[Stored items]
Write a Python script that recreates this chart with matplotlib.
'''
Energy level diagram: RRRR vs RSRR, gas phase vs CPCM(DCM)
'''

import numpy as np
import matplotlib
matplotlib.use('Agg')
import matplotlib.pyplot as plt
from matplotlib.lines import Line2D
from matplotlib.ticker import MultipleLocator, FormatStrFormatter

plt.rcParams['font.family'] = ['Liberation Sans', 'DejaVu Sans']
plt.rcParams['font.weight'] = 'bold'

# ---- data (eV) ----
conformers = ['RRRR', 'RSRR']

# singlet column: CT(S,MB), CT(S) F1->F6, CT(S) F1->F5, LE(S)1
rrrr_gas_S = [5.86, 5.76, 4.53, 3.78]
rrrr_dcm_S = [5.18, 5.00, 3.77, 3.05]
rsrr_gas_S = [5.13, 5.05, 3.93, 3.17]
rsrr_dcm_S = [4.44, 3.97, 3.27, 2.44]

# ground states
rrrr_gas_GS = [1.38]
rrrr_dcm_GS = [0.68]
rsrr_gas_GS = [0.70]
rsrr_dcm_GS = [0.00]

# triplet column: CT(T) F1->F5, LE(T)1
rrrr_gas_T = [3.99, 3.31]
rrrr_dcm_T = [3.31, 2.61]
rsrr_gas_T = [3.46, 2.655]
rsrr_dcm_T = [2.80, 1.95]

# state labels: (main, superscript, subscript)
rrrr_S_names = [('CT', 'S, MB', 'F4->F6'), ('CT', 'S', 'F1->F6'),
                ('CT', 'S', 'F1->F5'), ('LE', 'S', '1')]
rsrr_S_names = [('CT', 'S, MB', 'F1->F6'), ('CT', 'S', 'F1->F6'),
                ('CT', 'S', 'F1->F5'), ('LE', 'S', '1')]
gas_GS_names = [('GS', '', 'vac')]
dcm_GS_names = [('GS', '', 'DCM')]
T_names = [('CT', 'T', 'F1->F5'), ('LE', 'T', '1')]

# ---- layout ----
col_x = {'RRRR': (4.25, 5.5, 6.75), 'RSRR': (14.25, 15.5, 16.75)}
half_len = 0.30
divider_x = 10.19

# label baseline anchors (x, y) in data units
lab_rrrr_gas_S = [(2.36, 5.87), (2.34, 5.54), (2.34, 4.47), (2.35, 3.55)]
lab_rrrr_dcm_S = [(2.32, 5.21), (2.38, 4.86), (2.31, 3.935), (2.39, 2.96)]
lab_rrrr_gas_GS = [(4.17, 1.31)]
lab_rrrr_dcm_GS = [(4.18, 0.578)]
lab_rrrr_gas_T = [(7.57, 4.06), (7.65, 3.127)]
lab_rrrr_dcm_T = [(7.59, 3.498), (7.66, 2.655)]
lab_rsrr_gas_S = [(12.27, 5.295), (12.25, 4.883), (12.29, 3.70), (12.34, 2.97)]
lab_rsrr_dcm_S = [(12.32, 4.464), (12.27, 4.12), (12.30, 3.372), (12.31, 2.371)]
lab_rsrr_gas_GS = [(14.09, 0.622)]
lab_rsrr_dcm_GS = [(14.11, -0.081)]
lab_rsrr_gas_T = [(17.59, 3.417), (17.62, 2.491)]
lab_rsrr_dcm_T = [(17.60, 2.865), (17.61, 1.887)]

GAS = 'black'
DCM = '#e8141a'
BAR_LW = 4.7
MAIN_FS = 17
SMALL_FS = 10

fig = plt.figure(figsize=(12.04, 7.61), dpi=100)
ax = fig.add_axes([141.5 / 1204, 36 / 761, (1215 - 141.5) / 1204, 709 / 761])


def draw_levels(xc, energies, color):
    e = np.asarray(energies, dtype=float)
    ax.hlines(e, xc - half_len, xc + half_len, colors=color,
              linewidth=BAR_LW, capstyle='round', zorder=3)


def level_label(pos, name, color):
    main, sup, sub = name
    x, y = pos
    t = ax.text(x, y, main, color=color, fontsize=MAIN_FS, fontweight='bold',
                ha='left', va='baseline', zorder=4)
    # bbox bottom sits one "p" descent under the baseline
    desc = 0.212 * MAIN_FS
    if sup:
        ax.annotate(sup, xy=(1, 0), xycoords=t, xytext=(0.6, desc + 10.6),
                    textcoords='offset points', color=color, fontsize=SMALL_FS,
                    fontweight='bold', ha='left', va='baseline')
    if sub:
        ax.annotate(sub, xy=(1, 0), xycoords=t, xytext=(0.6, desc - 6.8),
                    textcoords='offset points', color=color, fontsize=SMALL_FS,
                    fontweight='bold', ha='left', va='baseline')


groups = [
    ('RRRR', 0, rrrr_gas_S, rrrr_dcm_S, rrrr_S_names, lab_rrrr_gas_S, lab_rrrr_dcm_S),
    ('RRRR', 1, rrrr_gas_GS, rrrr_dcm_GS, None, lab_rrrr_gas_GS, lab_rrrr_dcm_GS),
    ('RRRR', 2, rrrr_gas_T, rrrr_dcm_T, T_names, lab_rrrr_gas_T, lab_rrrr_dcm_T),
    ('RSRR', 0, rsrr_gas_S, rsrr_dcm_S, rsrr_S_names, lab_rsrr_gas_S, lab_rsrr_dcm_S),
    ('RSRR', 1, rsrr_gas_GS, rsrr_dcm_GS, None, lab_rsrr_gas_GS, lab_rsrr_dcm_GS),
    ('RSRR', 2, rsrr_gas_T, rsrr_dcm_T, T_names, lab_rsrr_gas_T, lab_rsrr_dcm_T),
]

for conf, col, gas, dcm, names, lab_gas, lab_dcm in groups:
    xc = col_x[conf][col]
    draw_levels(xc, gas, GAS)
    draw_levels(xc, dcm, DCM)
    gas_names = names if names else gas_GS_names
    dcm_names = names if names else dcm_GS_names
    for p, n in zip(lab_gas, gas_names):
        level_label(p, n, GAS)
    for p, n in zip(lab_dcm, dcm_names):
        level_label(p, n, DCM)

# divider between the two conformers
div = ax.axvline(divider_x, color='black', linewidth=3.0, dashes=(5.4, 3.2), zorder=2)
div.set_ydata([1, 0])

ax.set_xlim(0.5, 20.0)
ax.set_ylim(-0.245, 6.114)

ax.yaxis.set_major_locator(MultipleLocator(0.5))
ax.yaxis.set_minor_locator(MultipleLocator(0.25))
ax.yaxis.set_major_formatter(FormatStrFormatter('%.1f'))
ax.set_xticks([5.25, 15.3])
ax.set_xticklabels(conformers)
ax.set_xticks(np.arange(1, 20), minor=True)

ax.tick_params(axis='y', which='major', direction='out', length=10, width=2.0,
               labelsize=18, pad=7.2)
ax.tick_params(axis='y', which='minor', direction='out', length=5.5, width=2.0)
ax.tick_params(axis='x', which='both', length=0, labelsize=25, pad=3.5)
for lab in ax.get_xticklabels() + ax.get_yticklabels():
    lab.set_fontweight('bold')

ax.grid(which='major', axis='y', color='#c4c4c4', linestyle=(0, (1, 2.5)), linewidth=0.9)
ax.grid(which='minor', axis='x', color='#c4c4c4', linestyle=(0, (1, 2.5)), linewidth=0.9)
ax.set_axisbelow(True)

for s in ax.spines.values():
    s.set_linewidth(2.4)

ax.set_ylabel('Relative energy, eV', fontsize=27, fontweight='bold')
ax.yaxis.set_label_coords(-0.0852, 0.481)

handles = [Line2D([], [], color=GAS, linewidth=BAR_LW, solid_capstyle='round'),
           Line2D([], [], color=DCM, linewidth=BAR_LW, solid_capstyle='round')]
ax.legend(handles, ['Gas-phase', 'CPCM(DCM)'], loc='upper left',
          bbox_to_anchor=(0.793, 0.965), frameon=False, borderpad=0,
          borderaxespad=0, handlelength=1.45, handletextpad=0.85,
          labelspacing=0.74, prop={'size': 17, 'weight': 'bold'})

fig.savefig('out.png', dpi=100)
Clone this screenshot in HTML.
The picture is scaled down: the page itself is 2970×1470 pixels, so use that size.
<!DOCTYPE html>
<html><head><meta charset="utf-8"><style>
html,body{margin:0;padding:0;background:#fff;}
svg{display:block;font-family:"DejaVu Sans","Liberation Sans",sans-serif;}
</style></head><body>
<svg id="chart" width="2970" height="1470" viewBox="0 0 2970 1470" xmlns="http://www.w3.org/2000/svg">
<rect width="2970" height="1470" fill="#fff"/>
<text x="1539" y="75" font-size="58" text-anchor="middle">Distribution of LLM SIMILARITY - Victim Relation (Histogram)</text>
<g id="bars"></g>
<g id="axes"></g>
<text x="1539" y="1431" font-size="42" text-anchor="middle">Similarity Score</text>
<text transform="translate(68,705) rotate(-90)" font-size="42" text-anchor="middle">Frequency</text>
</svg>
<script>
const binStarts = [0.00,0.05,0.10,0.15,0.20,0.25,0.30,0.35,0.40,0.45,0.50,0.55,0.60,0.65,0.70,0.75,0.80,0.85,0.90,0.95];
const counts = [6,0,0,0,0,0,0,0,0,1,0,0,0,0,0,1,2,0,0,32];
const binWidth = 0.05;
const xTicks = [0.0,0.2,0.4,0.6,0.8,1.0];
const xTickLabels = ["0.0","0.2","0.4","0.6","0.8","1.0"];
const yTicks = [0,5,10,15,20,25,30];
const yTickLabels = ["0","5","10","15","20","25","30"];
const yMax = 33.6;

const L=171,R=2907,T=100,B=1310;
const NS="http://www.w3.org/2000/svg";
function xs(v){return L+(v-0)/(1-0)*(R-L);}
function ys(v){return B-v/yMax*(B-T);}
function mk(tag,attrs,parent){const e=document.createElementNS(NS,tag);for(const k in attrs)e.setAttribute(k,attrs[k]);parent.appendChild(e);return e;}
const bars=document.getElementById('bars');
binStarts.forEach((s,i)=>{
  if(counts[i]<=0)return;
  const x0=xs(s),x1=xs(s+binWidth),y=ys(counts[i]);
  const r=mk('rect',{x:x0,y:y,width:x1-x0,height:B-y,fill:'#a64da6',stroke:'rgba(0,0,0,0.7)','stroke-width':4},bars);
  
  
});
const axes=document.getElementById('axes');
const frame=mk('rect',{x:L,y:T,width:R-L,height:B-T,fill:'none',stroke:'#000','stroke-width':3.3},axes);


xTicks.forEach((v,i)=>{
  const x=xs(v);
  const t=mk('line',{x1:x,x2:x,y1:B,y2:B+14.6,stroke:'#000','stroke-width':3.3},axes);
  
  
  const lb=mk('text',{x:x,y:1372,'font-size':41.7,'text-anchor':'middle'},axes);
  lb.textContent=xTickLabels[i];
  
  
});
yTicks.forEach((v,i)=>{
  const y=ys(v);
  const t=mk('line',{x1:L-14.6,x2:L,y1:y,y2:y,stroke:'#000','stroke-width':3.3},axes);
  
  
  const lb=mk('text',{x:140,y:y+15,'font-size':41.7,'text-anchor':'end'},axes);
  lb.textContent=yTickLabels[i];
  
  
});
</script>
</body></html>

### [Set problem]
Look at the material above and copy, word for word, its lines from the first through the one containing "lab_rsrr_dcm_T = [(17.60, 2.865), (17.61, 1.887)]".

### [Worked answer]
Write a Python script that recreates this chart with matplotlib.
'''
Energy level diagram: RRRR vs RSRR, gas phase vs CPCM(DCM)
'''

import numpy as np
import matplotlib
matplotlib.use('Agg')
import matplotlib.pyplot as plt
from matplotlib.lines import Line2D
from matplotlib.ticker import MultipleLocator, FormatStrFormatter

plt.rcParams['font.family'] = ['Liberation Sans', 'DejaVu Sans']
plt.rcParams['font.weight'] = 'bold'

# ---- data (eV) ----
conformers = ['RRRR', 'RSRR']

# singlet column: CT(S,MB), CT(S) F1->F6, CT(S) F1->F5, LE(S)1
rrrr_gas_S = [5.86, 5.76, 4.53, 3.78]
rrrr_dcm_S = [5.18, 5.00, 3.77, 3.05]
rsrr_gas_S = [5.13, 5.05, 3.93, 3.17]
rsrr_dcm_S = [4.44, 3.97, 3.27, 2.44]

# ground states
rrrr_gas_GS = [1.38]
rrrr_dcm_GS = [0.68]
rsrr_gas_GS = [0.70]
rsrr_dcm_GS = [0.00]

# triplet column: CT(T) F1->F5, LE(T)1
rrrr_gas_T = [3.99, 3.31]
rrrr_dcm_T = [3.31, 2.61]
rsrr_gas_T = [3.46, 2.655]
rsrr_dcm_T = [2.80, 1.95]

# state labels: (main, superscript, subscript)
rrrr_S_names = [('CT', 'S, MB', 'F4->F6'), ('CT', 'S', 'F1->F6'),
                ('CT', 'S', 'F1->F5'), ('LE', 'S', '1')]
rsrr_S_names = [('CT', 'S, MB', 'F1->F6'), ('CT', 'S', 'F1->F6'),
                ('CT', 'S', 'F1->F5'), ('LE', 'S', '1')]
gas_GS_names = [('GS', '', 'vac')]
dcm_GS_names = [('GS', '', 'DCM')]
T_names = [('CT', 'T', 'F1->F5'), ('LE', 'T', '1')]

# ---- layout ----
col_x = {'RRRR': (4.25, 5.5, 6.75), 'RSRR': (14.25, 15.5, 16.75)}
half_len = 0.30
divider_x = 10.19

# label baseline anchors (x, y) in data units
lab_rrrr_gas_S = [(2.36, 5.87), (2.34, 5.54), (2.34, 4.47), (2.35, 3.55)]
lab_rrrr_dcm_S = [(2.32, 5.21), (2.38, 4.86), (2.31, 3.935), (2.39, 2.96)]
lab_rrrr_gas_GS = [(4.17, 1.31)]
lab_rrrr_dcm_GS = [(4.18, 0.578)]
lab_rrrr_gas_T = [(7.57, 4.06), (7.65, 3.127)]
lab_rrrr_dcm_T = [(7.59, 3.498), (7.66, 2.655)]
lab_rsrr_gas_S = [(12.27, 5.295), (12.25, 4.883), (12.29, 3.70), (12.34, 2.97)]
lab_rsrr_dcm_S = [(12.32, 4.464), (12.27, 4.12), (12.30, 3.372), (12.31, 2.371)]
lab_rsrr_gas_GS = [(14.09, 0.622)]
lab_rsrr_dcm_GS = [(14.11, -0.081)]
lab_rsrr_gas_T = [(17.59, 3.417), (17.62, 2.491)]
lab_rsrr_dcm_T = [(17.60, 2.865), (17.61, 1.887)]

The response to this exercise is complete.